Charles Petzold

Anxiety Amid the Wool and Chalk

October 17, 2007
New York, N.Y.

Well, I knew this day was coming. I've been dreading it for weeks, and suddenly Deirdre sprung it on me and I really had no choice.

When it comes to clothes, I am a very simple person. If I need a new shirt, it's probably a pocket-tee from the Gap or Old Navy. If I need new pants, it's a pair of Levis 505s, 32 waist, 30 inseam, and I don't even have to try them on. The only choice to make is the degree of fadedness of the blue.

Long ago I actually owned a couple suits from my office working days at New York Life Insurance Company. But I left New York Life in 1985 and those suits are long gone. I remember over 10 years ago giving away my last suit to a friend who used it in a karaoke performance of "I Am Woman" that involved her actually ripping the suit off her body.
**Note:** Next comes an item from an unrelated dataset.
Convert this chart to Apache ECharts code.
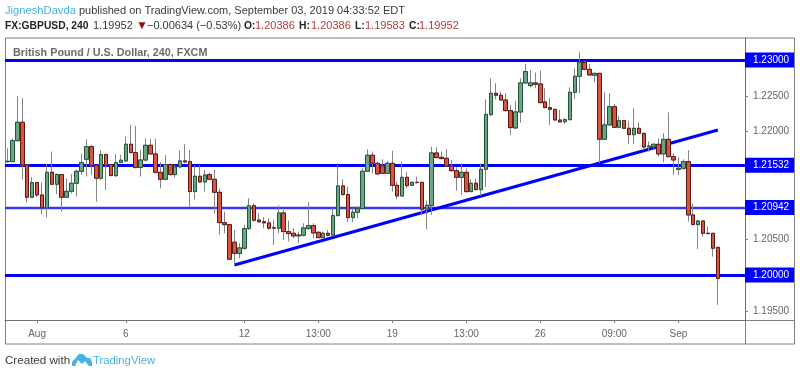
<!DOCTYPE html>
<html>
<head>
<meta charset="utf-8">
<style>html,body{margin:0;padding:0;background:#fff}#main{width:800px;height:376px}</style>
<script src="https://cdn.jsdelivr.net/npm/echarts@6/dist/echarts.min.js"></script>
</head>
<body>
<div id="main"></div>
<script>
// 4h GBPUSD candles
var opens=[1.21582,1.21582,1.21875,1.22131,1.21536,1.21085,1.21289,1.21117,1.20936,1.21433,1.21266,1.21401,1.21085,1.21168,1.2128,1.21447,1.21615,1.21791,1.21531,1.2135,1.2168,1.2154,1.21387,1.21568,1.21592,
1.21824,1.21708,1.21499,1.21605,1.2181,1.21689,1.21433,1.21336,1.2154,1.21401,1.21508,1.21592,1.21582,1.21164,1.21378,1.21299,1.21401,1.21336,1.21154,1.20731,1.20703,1.20457,1.20299,1.20373,1.20648,
1.20968,1.20768,1.20745,1.20727,1.20652,1.20652,1.20866,1.20606,1.20582,1.20545,1.20555,1.20648,1.20689,1.20596,1.20522,1.20582,1.20555,1.20829,1.21243,1.21122,1.20801,1.20875,1.20927,1.21447,1.21671,
1.21558,1.21521,1.21419,1.21558,1.21252,1.21103,1.21363,1.21252,1.21293,1.21293,1.20917,1.20968,1.21703,1.21642,1.21628,1.21521,1.21456,1.21363,1.21433,1.21163,1.2128,1.21191,1.21475,1.22237,
1.22535,1.22508,1.22442,1.22294,1.22052,1.22275,1.2268,1.22642,1.2268,1.22666,1.22415,1.22336,1.22312,1.22163,1.2214,1.22168,1.22549,1.22773,1.22968,1.2287,1.22787,1.22814,1.21894,1.22094,
1.22349,1.22061,1.22154,1.22047,1.21958,1.22047,1.21977,1.21786,1.21791,1.21824,1.21689,1.21893,1.21651,1.21475,1.21489,1.21582,1.20838,1.20703,1.20754,1.20582,1.20582,1.20386];
var closes=[1.21587,1.21875,1.22131,1.21536,1.21085,1.21289,1.21117,1.20936,1.21433,1.21266,1.21401,1.21085,1.21168,1.2128,1.21447,1.21568,1.21791,1.21531,1.2135,1.2168,1.21531,1.21387,1.21568,1.21601,1.21824,
1.21708,1.21499,1.21605,1.2181,1.21689,1.21433,1.21336,1.2154,1.21401,1.21508,1.21592,1.21578,1.21164,1.21378,1.21299,1.21396,1.21336,1.21154,1.20731,1.20703,1.2022,1.20303,1.20378,1.20648,1.20968,
1.20764,1.20741,1.20727,1.20652,1.20662,1.20866,1.20606,1.20578,1.20545,1.20559,1.20657,1.20689,1.20587,1.20522,1.20582,1.20555,1.20829,1.21243,1.21122,1.20801,1.20875,1.20927,1.21447,1.21671,1.21559,
1.2141,1.21419,1.21558,1.21252,1.21103,1.21363,1.21247,1.21293,1.21289,1.20917,1.20973,1.21703,1.21638,1.21624,1.21521,1.21456,1.21363,1.21433,1.21163,1.2128,1.21191,1.21475,1.22242,1.22535,
1.22508,1.22442,1.22294,1.22057,1.22275,1.2268,1.22838,1.2268,1.22661,1.22405,1.22336,1.22312,1.22163,1.22136,1.22168,1.22549,1.22773,1.22968,1.2287,1.22791,1.22814,1.21894,1.22094,1.22349,
1.22061,1.22154,1.22047,1.21958,1.22047,1.21977,1.21786,1.218,1.21824,1.21689,1.21893,1.21651,1.21605,1.21489,1.21582,1.20838,1.20703,1.20754,1.20582,1.20577,1.20373,1.19952];
var highs=[1.21768,1.21908,1.22498,1.22466,1.21536,1.21364,1.21303,1.21289,1.2155,1.21722,1.21419,1.2141,1.2135,1.2141,1.21475,1.21689,1.21894,1.21815,1.21536,1.21745,1.21698,1.2155,1.21689,1.21675,1.21931,
1.22094,1.2208,1.21745,1.21908,1.21894,1.21898,1.21573,1.21671,1.21559,1.21536,1.21736,1.21829,1.21745,1.21526,1.21536,1.21466,1.21429,1.21466,1.2121,1.20885,1.20713,1.20629,1.20443,1.20699,1.21071,
1.21001,1.20861,1.20806,1.20792,1.20768,1.20973,1.20908,1.20759,1.20652,1.20606,1.20722,1.21015,1.20722,1.20606,1.20606,1.20629,1.20931,1.21536,1.21336,1.21233,1.20931,1.20964,1.21489,1.21754,1.21722,
1.21582,1.21614,1.21591,1.21735,1.21303,1.21582,1.21442,1.21303,1.21372,1.21303,1.21038,1.21791,1.21782,1.21721,1.21754,1.21605,1.21503,1.21558,1.21489,1.21335,1.21349,1.21558,1.22451,1.22744,
1.22675,1.22559,1.22535,1.22373,1.22429,1.22745,1.22945,1.22861,1.22824,1.22852,1.22605,1.22466,1.22312,1.22303,1.22187,1.22619,1.22884,1.23107,1.22991,1.22945,1.22824,1.22814,1.22549,1.22535,
1.22386,1.22219,1.22163,1.22154,1.22326,1.2213,1.21977,1.21861,1.21837,1.21907,1.21977,1.2227,1.21698,1.21642,1.21614,1.21744,1.21,1.20768,1.20759,1.20675,1.20582,1.20386];
var lows=[1.21568,1.21582,1.21861,1.21336,1.21015,1.21071,1.21085,1.20848,1.20801,1.21257,1.21131,1.20885,1.21075,1.2114,1.21094,1.21396,1.21373,1.21396,1.21024,1.21326,1.21187,1.21382,1.21364,1.21564,1.21582,
1.21698,1.21489,1.21373,1.21582,1.21685,1.21419,1.2121,1.21326,1.21387,1.21359,1.21489,1.21559,1.20954,1.21057,1.21289,1.21164,1.21326,1.20861,1.20559,1.20583,1.2021,1.20141,1.20234,1.2035,1.20629,
1.20745,1.20736,1.20652,1.20629,1.2042,1.20582,1.20489,1.20466,1.20513,1.20443,1.20536,1.20629,1.20513,1.20513,1.20513,1.20536,1.20536,1.20815,1.21108,1.20745,1.20736,1.20792,1.20917,1.21438,1.21419,
1.21405,1.2141,1.2141,1.21163,1.21056,1.21093,1.2121,1.21242,1.2128,1.20838,1.20638,1.20838,1.21628,1.21614,1.21512,1.21442,1.21177,1.21117,1.21154,1.21159,1.21186,1.21103,1.21224,1.22223,
1.22452,1.22433,1.2228,1.21954,1.22038,1.22126,1.22666,1.22619,1.22605,1.22396,1.22326,1.22094,1.22154,1.22126,1.22108,1.22154,1.22456,1.22535,1.22861,1.22782,1.22689,1.21559,1.21884,1.22084,
1.22047,1.22047,1.22037,1.21824,1.21824,1.21968,1.21744,1.21721,1.21768,1.21651,1.21572,1.21642,1.21396,1.21396,1.21465,1.20745,1.20694,1.20363,1.20535,1.20573,1.20256,1.19583];

var emptyBars=5;
var categories=[];
for(var n=0;n<opens.length+emptyBars;n++){categories.push(String(n));}
var tickIndex=[6,24,48,63,78,93,108,123,136];
var tickText=["Aug","6","12","13:00","19","13:00","26","09:00","Sep"];
var priceTicks=[1.195,1.205,1.22,1.225];
var levelsThick=[1.23,1.21532,1.2];
var levelThin=1.20942;
var trendStart=[46,1.2014];
var trendEnd=[144,1.22024];

var wickData=[],bodyData=[];
for(var i=0;i<opens.length;i++){
  wickData.push([opens[i],closes[i],lows[i],highs[i]]);
  bodyData.push([opens[i],closes[i],Math.min(opens[i],closes[i]),Math.max(opens[i],closes[i])]);
}

var font="Liberation Sans";
function txt(x,y,text,color,size,weight){
  return {type:"text",x:x,y:y,silent:true,style:{text:text,fill:color,font:(weight||"normal")+" "+size+"px '"+font+"'",textVerticalAlign:"middle"}};
}
function ln(x1,y1,x2,y2){
  return {type:"line",silent:true,shape:{x1:x1,y1:y1,x2:x2,y2:y2},style:{stroke:"#808080",lineWidth:1}};
}

function levelLine(v,w,c){
  return {yAxis:v,lineStyle:{color:c,width:w,type:"solid"},
    label:{show:true,position:"end",distance:0,formatter:v.toFixed(5),color:"#fff",fontFamily:font,fontSize:10,
      backgroundColor:"#0000ff",padding:[3,7,2,8],width:34,height:10,lineHeight:10}};
}

var levelData=levelsThick.map(function(v){return levelLine(v,3,"#0000ff");});
levelData.push(levelLine(levelThin,2.4,"#3535ff"));
levelData.push([
  {coord:[trendStart[0],trendStart[1]],lineStyle:{color:"#0000ff",width:3,type:"solid"},label:{show:false}},
  {coord:[trendEnd[0],trendEnd[1]]}
]);

var option={
  animation:false,
  backgroundColor:"#fff",
  grid:{left:5,right:55,top:38,bottom:56},
  xAxis:{
    type:"category",
    data:categories,
    boundaryGap:true,
    axisLine:{show:true,lineStyle:{color:"#6e6e6e"}},
    axisTick:{show:true,length:3,alignWithLabel:true,interval:function(i){return tickIndex.indexOf(i)>=0;},lineStyle:{color:"#808080"}},
    axisLabel:{interval:function(i){return tickIndex.indexOf(i)>=0;},
      formatter:function(v,i){var k=tickIndex.indexOf(i);return k>=0?tickText[k]:"";},
      color:"#666",fontFamily:font,fontSize:10,margin:9},
    splitLine:{show:false}
  },
  yAxis:{
    type:"value",
    position:"right",
    scale:true,
    min:1.19372,
    max:1.23307,
    axisLine:{show:true,lineStyle:{color:"#6e6e6e"}},
    axisTick:{show:true,length:3,customValues:priceTicks.concat(levelsThick,[levelThin]),lineStyle:{color:"#808080"}},
    axisLabel:{customValues:priceTicks,formatter:function(v){return v.toFixed(5);},color:"#666",fontFamily:font,fontSize:10,margin:8,showMinLabel:true,showMaxLabel:true},
    splitLine:{show:false}
  },
  series:[
    {
      name:"wick",type:"candlestick",z:6,barWidth:4,data:wickData,silent:true,
      itemStyle:{color:"rgba(0,0,0,0)",color0:"rgba(0,0,0,0)",borderColor:"#858587",borderColor0:"#858587",borderWidth:1},
      markLine:{silent:true,z:5,symbol:"none",animation:false,precision:5,data:levelData}
    },
    {
      name:"body",type:"candlestick",z:7,barWidth:4,data:bodyData,silent:true,
      itemStyle:{color:"#6ba583",color0:"#d75442",borderColor:"#225437",borderColor0:"#5b1a13",borderWidth:1}
    }
  ],
  graphic:[
    txt(5,11,"JigneshDavda","#45b3e6",11.2),
    txt(79,11,"published on TradingView.com, September 03, 2019 04:33:52 EDT","#3a3a3a",11),
    txt(5,26,"FX:GBPUSD, 240","#222",10.3,"bold"),
    txt(93,26,"1.19952","#3a3a3a",11),
    txt(136,26,"▼","#8b1010",12),
    txt(147,26,"−0.00634 (−0.53%)","#3a3a3a",11),
    txt(244,26,"O:","#222",10.3,"bold"),
    txt(255,26,"1.20386","#b53a3a",11),
    txt(299,26,"H:","#222",10.3,"bold"),
    txt(311,26,"1.20386","#b53a3a",11),
    txt(355,26,"L:","#222",10.3,"bold"),
    txt(365,26,"1.19583","#b53a3a",11),
    txt(409,26,"C:","#222",10.3,"bold"),
    txt(419,26,"1.19952","#b53a3a",11),
    txt(13,53,"British Pound / U.S. Dollar, 240, FXCM","#6b6b6b",10.8,"bold"),
    ln(5.5,38,794.5,38),ln(5.5,38,5.5,344),ln(794.5,38,794.5,344),ln(5.5,344,794.5,344),
    ln(745.5,320,745.5,344),ln(745,320.5,794.5,320.5),
    txt(5,361,"Created with","#3a3a3a",11.6),
    {type:"polygon",silent:true,shape:{points:[[72,366],[72,362],[79,354],[83,354],[87,358],[90,358],[92,362],[92,366],[89,366],[85,361],[82,364],[78,360],[75,366]]},style:{fill:"#45b3e6"}},
    txt(93,361,"TradingView","#45b3e6",11.3)
  ]
};

var myChart=echarts.init(document.getElementById("main"),null,{renderer:"canvas"});
myChart.setOption(option);
</script>
</body>
</html>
But now I need a suit. I'm getting married in 11 days, and my normal "getting dressed up" criteria (i.e., putting on my least faded pair of jeans) just won't hack it. I dread the whole suit-buying ritual — those endless racks of brown and gray, the "May I help you?" from the custodians of the wool, bouncing erratically from hating everything to loving everything, sizes, cuts, fabrics, patterns, and then getting chalked up after you've finally made a decision.

Deirdre was very tolerant — she has a similar clothes-buying anxiety herself, I understand — and we managed to have a relatively short and painless experience picking out a nice suit this evening at the Burlington Coat Factory on 6th Avenue and 22nd Street. The jacket has three buttons. It's darkish gray with crisscrossed pairs of pinkish threads spaced about an inch apart.

It's suddenly a very special suit, because it's the suit I'm getting married in.